_Short task:_ Omit every picture, and retype the lines that run from the beginning of the data below through the line containing "['S.meliloti', 'R.leguminosarum', 'R.etli', 'A.tumefaciens'];", inclusive.

_Collected data:_
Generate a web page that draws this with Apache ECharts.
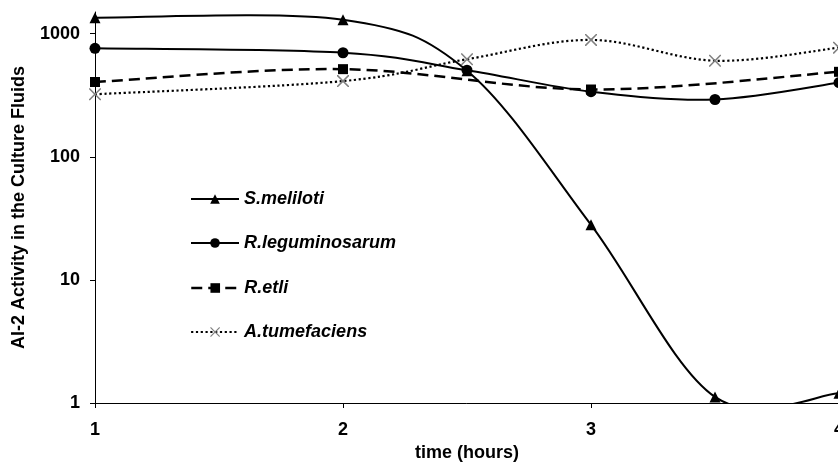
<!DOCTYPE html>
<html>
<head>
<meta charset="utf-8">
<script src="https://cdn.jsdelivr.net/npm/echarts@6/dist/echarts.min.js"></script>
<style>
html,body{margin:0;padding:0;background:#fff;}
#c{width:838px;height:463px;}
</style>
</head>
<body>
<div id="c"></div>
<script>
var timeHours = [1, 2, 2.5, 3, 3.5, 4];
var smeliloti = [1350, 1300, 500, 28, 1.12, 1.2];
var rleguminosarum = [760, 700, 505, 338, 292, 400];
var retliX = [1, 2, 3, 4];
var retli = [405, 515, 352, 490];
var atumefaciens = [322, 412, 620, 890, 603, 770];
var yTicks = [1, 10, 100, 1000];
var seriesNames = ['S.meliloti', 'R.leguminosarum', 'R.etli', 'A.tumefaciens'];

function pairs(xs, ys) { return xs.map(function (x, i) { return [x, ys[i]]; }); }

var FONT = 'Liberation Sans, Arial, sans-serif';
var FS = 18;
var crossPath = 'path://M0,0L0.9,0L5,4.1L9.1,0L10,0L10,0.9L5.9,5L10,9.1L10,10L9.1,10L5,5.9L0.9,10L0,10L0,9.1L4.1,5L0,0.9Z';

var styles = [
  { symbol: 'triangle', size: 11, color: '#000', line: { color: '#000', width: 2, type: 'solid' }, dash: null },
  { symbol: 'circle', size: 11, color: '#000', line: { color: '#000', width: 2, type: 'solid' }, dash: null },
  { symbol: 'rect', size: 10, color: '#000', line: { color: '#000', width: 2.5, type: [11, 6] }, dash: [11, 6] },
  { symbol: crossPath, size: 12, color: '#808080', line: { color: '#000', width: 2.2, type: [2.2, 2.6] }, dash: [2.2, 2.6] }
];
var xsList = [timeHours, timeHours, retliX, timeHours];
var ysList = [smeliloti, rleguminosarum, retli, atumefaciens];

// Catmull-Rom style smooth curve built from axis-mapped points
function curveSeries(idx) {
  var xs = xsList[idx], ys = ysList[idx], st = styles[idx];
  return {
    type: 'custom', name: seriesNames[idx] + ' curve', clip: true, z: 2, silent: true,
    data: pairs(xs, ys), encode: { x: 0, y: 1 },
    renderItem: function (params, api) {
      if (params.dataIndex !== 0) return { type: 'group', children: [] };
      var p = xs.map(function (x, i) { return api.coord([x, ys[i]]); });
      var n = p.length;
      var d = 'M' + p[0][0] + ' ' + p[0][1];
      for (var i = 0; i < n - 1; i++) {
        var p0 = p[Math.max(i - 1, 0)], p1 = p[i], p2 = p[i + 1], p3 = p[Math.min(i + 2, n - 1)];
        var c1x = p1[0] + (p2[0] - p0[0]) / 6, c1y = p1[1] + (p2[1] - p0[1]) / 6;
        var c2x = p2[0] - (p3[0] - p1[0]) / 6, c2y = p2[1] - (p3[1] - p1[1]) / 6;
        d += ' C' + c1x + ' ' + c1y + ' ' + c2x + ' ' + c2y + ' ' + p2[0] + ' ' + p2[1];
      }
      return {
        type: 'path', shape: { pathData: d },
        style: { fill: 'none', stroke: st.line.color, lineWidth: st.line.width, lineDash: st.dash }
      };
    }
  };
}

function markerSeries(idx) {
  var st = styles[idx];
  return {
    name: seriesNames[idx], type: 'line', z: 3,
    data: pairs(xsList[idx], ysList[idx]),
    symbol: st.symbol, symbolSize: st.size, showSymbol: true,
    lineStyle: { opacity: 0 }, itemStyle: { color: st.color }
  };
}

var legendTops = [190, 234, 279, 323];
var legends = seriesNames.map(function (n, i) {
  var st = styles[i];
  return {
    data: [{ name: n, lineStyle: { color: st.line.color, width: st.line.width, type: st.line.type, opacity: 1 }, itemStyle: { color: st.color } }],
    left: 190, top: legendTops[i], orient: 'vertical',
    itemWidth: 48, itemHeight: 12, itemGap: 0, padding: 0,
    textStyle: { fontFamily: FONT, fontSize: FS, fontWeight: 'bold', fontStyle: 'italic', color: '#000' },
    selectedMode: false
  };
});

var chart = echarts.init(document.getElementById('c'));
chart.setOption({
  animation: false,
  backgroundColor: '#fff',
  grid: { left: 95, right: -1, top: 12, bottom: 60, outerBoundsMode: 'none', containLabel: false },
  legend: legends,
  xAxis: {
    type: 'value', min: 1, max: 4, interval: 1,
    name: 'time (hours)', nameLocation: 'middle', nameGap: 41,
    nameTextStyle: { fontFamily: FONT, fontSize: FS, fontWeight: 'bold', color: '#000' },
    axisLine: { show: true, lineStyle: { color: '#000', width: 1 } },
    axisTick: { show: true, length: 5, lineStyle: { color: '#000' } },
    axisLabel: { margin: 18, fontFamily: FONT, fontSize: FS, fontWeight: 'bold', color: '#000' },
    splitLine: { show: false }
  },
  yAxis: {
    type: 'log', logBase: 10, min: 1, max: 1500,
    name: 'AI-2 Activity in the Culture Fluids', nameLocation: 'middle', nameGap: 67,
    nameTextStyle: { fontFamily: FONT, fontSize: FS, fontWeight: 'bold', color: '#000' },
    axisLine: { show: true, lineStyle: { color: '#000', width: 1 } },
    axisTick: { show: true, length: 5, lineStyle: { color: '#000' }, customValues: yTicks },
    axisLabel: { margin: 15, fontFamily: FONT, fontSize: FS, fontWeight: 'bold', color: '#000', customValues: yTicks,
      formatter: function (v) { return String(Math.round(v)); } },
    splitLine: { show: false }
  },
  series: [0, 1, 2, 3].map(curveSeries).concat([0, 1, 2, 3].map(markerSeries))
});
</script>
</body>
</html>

_Answer to this problem:_
Generate a web page that draws this with Apache ECharts.
<!DOCTYPE html>
<html>
<head>
<meta charset="utf-8">
<script src="https://cdn.jsdelivr.net/npm/echarts@6/dist/echarts.min.js"></script>
<style>
html,body{margin:0;padding:0;background:#fff;}
#c{width:838px;height:463px;}
</style>
</head>
<body>
<div id="c"></div>
<script>
var timeHours = [1, 2, 2.5, 3, 3.5, 4];
var smeliloti = [1350, 1300, 500, 28, 1.12, 1.2];
var rleguminosarum = [760, 700, 505, 338, 292, 400];
var retliX = [1, 2, 3, 4];
var retli = [405, 515, 352, 490];
var atumefaciens = [322, 412, 620, 890, 603, 770];
var yTicks = [1, 10, 100, 1000];
var seriesNames = ['S.meliloti', 'R.leguminosarum', 'R.etli', 'A.tumefaciens'];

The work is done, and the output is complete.